If they don’t have at least a 20% deposit, going guarantor can help them to secure finance for a property without having to pay Lender’s Mortgage Insurance (LMI).

Paying LMI can easily add more than $10,000 to the home loan, so it’s great if there are options to avoid paying it.

Guarantee options

There are two main types of guarantees:

  1. A supported guarantee (also known as a security guarantee), where the guarantors home or investment property is provided as security for the borrowers home loan. This is the most common guarantee, or

  2. An unsupported guarantee, where if the borrower can’t meet their repayments, the guarantor services the loan. Unsupported guarantees are less common than supported guarantees as it is not that easy to get them approved by lenders.

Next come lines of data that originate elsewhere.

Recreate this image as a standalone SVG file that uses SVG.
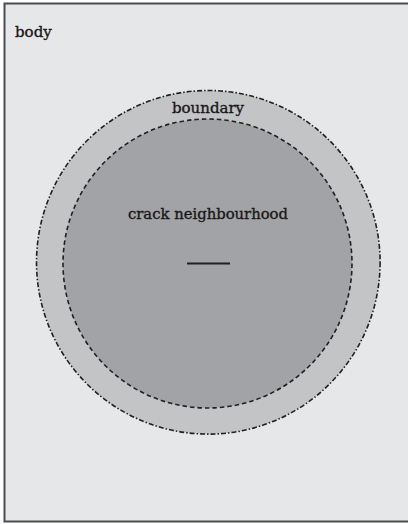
<svg xmlns="http://www.w3.org/2000/svg" width="408" height="524" viewBox="0 0 408 524">
<style>
text{font-family:"DejaVu Serif","Liberation Serif",serif;fill:#1a1718;stroke:#1a1718;stroke-width:0.35}
.c{stroke:#231f20;stroke-width:1.6}
</style>
<g id="body">
<rect x="4.5" y="3.5" width="406" height="518" fill="#e6e7e8" stroke="#4d4d4f" stroke-width="2"/>
<text x="15" y="37" font-size="15">body</text>
</g>
<g id="boundary">
<circle class="c" cx="208.3" cy="262.3" r="171.8" fill="#c3c4c6" stroke-dasharray="5 2 1.5 2"/>
<text x="208" y="113" font-size="15" text-anchor="middle">boundary</text>
</g>
<g id="crack-neighbourhood">
<circle class="c" cx="207.5" cy="263.5" r="144.5" fill="#a2a3a6" stroke-dasharray="4.5 3"/>
<text x="208" y="219" font-size="15" text-anchor="middle" textLength="160" lengthAdjust="spacingAndGlyphs">crack neighbourhood</text>
</g>
<g id="crack">
<line x1="187" y1="263.5" x2="230" y2="263.5" stroke="#231f20" stroke-width="2"/>
</g>
</svg>
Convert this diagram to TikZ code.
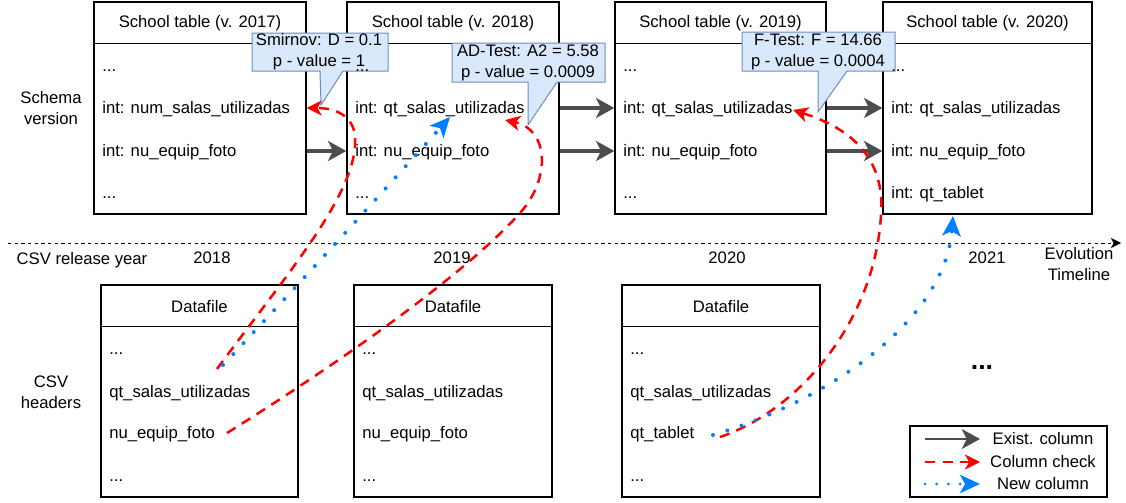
\documentclass[tikz,border=0pt]{standalone}
\usepackage{fontspec}
\setmainfont{Liberation Sans}
\usepackage{tikz}
\usetikzlibrary{calc, fit, arrows.meta}
\definecolor{arrowgray}{HTML}{4D4D4D}
\definecolor{newblue}{HTML}{007FFF}
\definecolor{notefill}{HTML}{DAE8FC}
\definecolor{noteedge}{HTML}{6C8EBF}
\tikzstyle{tbl}      = [draw, line width=0.8pt, inner sep=0pt]
\tikzstyle{hdr}      = [inner sep=0pt]
\tikzstyle{row}      = [anchor=west, inner sep=0pt, text height=1.5ex, text depth=.25ex]
\tikzstyle{lbl}      = [inner sep=0pt, align=center]
\tikzstyle{note}     = [draw=noteedge, fill=notefill, line width=0.6pt]
\tikzstyle{exist}    = [line width=2.4pt, draw=arrowgray, -{Stealth[length=11pt, width=12pt, inset=3pt, fill=arrowgray]}]
\tikzstyle{check}    = [line width=1.5pt, draw=red, dash pattern=on 6pt off 4.5pt, -{Stealth[length=9pt, width=9pt, inset=2.5pt, fill=red]}]
\tikzstyle{newcol}   = [line width=2.4pt, draw=newblue, line cap=round, dash pattern=on 0pt off 9pt, -{Stealth[length=12pt, width=11pt, inset=3pt, fill=newblue]}]
\tikzstyle{timeline} = [line width=0.6pt, dash pattern=on 2pt off 2pt, -{Stealth[length=6pt, width=6pt, inset=1.5pt]}]

\begin{document}
\begin{tikzpicture}[x=0.6pt, y=-0.6pt, font=\fontsize{10}{12.6}\selectfont]
    \useasboundingbox (0,0) rectangle (1126,502);

    % schema versions
    \foreach \n/\xa/\xb/\yr in {t1/94/306/2017, t2/347/559/2018, t3/615/826/2019, t4/883/1092/2020} {
      \node (\n) [tbl, fit={(\xa,2) (\xb,214)}] {};
      \draw [tbl] ($(\n.north west)+(0,42)$) -- ($(\n.north east)+(0,42)$);
      \node (\n-title) [hdr] at ($(\n.north)+(0,22)$) {School table (v. \yr)};
    }

    % csv files
    \foreach \n/\xa/\xb in {b1/101/298, b2/354/552, b3/622/820} {
      \node (\n) [tbl, fit={(\xa,285) (\xb,497)}] {};
      \draw [tbl] ($(\n.north west)+(0,42)$) -- ($(\n.north east)+(0,42)$);
      \node (\n-title) [hdr] at ($(\n.north)+(0,22)$) {Datafile};
    }

    % test callouts
    \draw [note] (252,33) -- (388,33) -- (388,71) -- (343,71) -- (321,105) -- (320,71) -- (252,71) -- cycle;
    \node (ks) [lbl] at (319,52) {Smirnov: D = 0.1\\p - value = 1};
    \draw [note] (452,43) -- (605,43) -- (605,82) -- (557,82) -- (528,125) -- (528,82) -- (452,82) -- cycle;
    \node (ad) [lbl] at (528,63) {AD-Test: A2 = 5.58\\p - value = 0.0009};
    \draw [note] (742,32) -- (895,32) -- (895,71) -- (847,71) -- (818,112) -- (818,71) -- (742,71) -- cycle;
    \node (ft) [lbl] at (818,52) {F-Test: F = 14.66\\p - value = 0.0004};

    % schema columns
    \foreach \n/\x in {t1/102, t2/355, t3/623, t4/891}
      \node (\n r1) [row] at (\x,66) {...};
    \node (t1r2) [row] at (102,108) {int: num\_salas\_utilizadas};
    \node (t1r3) [row] at (102,151) {int: nu\_equip\_foto};
    \node (t1r4) [row] at (102,193) {...};
    \node (t2r2) [row] at (355,108) {int: qt\_salas\_utilizadas};
    \node (t2r3) [row] at (355,151) {int: nu\_equip\_foto};
    \node (t2r4) [row] at (355,193) {...};
    \node (t3r2) [row] at (623,108) {int: qt\_salas\_utilizadas};
    \node (t3r3) [row] at (623,151) {int: nu\_equip\_foto};
    \node (t3r4) [row] at (623,193) {...};
    \node (t4r2) [row] at (891,108) {int: qt\_salas\_utilizadas};
    \node (t4r3) [row] at (891,151) {int: nu\_equip\_foto};
    \node (t4r4) [row] at (891,193) {int: qt\_tablet};

    % csv headers
    \foreach \n/\x in {b1/109, b2/362, b3/630} {
      \node (\n r1) [row] at (\x,349) {...};
      \node (\n r2) [row] at (\x,392) {qt\_salas\_utilizadas};
      \node (\n r4) [row] at (\x,476) {...};
    }
    \node (b1r3) [row] at (109,433) {nu\_equip\_foto};
    \node (b2r3) [row] at (362,433) {nu\_equip\_foto};
    \node (b3r3) [row] at (630,433) {qt\_tablet};

    % labels and timeline
    \node (schema) [lbl] at (51,108) {Schema\\version};
    \node (csvh)   [lbl] at (51,392) {CSV\\headers};
    \node (year)   [lbl] at (82,260) {CSV release year};
    \node (y2018)  [lbl] at (212,258) {2018};
    \node (y2019)  [lbl] at (452,258) {2019};
    \node (y2020)  [lbl] at (727,258) {2020};
    \node (y2021)  [lbl] at (987,258) {2021};
    \node (evo)    [lbl] at (1079,264) {Evolution\\Timeline};
    \node (more)   [lbl, font=\fontsize{16}{18}\selectfont\bfseries] at (982,368) {...};
    \coordinate (tl0) at (8,243);
    \coordinate (tl1) at (1121,243);
    \draw [timeline] (tl0) -- (tl1);

    % existing columns
    \draw [exist] (t1.east |- t1r3) -- (t2.west |- t2r3);
    \draw [exist] (t2.east |- t2r2) -- (t3.west |- t3r2);
    \draw [exist] (t2.east |- t2r3) -- (t3.west |- t3r3);
    \draw [exist] (t3.east |- t3r2) -- (t4.west |- t4r2);
    \draw [exist] (t3.east |- t3r3) -- (t4.west |- t4r3);

    % column checks and new columns
    \coordinate (c1s) at (217,369);
    \coordinate (c2s) at (227,433);
    \coordinate (c2e) at (505,120);
    \coordinate (c3s) at (720,437);
    \coordinate (c3e) at (793,110);
    \coordinate (n1s) at (223,365);
    \coordinate (n1e) at (450,117);
    \coordinate (n2s) at (713,435);
    \coordinate (n2e) at (953,216);
    \draw [check] (c1s) .. controls (290,270) and (360,190) .. (355,135) .. controls (352,115) and (335,108) .. (t1.east |- t1r2);
    \draw [check] (c2s) .. controls (320,375) and (460,280) .. (520,213) .. controls (550,180) and (550,130) .. (c2e);
    \draw [check] (c3s) .. controls (800,410) and (875,320) .. (881,215) .. controls (886,150) and (840,125) .. (c3e);
    \draw [newcol] (n1s) .. controls (300,283) and (380,195) .. (n1e);
    \draw [newcol] (n2s) .. controls (830,400) and (945,320) .. (n2e);

    % legend
    \node (legend) [tbl, fit={(910,426) (1107,497)}] {};
    \coordinate (l1a) at (925,439);
    \coordinate (l1b) at (980,439);
    \coordinate (l2a) at (925,462);
    \coordinate (l2b) at (980,462);
    \coordinate (l3a) at (925,484);
    \coordinate (l3b) at (980,484);
    \draw [exist, line width=1.2pt] (l1a) -- (l1b);
    \draw [check] (l2a) -- (l2b);
    \draw [newcol, line width=1.8pt, dash pattern=on 0pt off 7pt] (l3a) -- (l3b);
    \node (lex) [lbl] at (1043,439) {Exist. column};
    \node (lch) [lbl] at (1043,462) {Column check};
    \node (lnw) [lbl] at (1043,484) {New column};

\end{tikzpicture}
\end{document}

A popular strategy is to limit the liability that a guarantor takes on. For example, a guarantee can be limited to 20% of the purchase price, just so their children can escape paying the LMI premium. Most lenders will also offer guarantors and borrowers the option to split the loan into two different loans, giving a clear separation between the parents guaranteed portion and the child's portion.

Once the guarantor has paid down their portion of the loan quickly, they can then arrange for the bank to remove them as guarantors and release the guaranteed security sooner rather than later.

Risks

There can be risks associated with going guarantor. For example, if the borrower fails to make their repayments, the lender is legally entitled to sell the property to recoup the money they have lent. If there is still a shortfall, the lender can then go to the guarantor for the remainder of the funds owed. This may mean that they will sell the guarantors home as well.

It’s always sensible to obtain independent legal advice before guaranteeing any home loan. Many lenders make this is a mandatory part of the process. As an added precaution, we strongly suggest that all borrowers speak to our Mortgage Choice Financial Planner, Steven Iremonger, about taking out life and income protection insurance to protect their ability to continue making loan repayments if they are unable to work.

Gifting funds

For parents not wanting to become a guarantor, but who would still like to find another way to help their child get into the property market, gifting cash can be another option. This where they can give a non-repayable amount to assist with the deposit or fees, rather than tie up a property in a security guarantee.

In summary, there are a number of different ways to help your child get into the property market. To discuss which one would best work in your situation, give home loan expert Steve Sims a call on 0433 124 081 or steve.sims@mortgagechoice.com.au.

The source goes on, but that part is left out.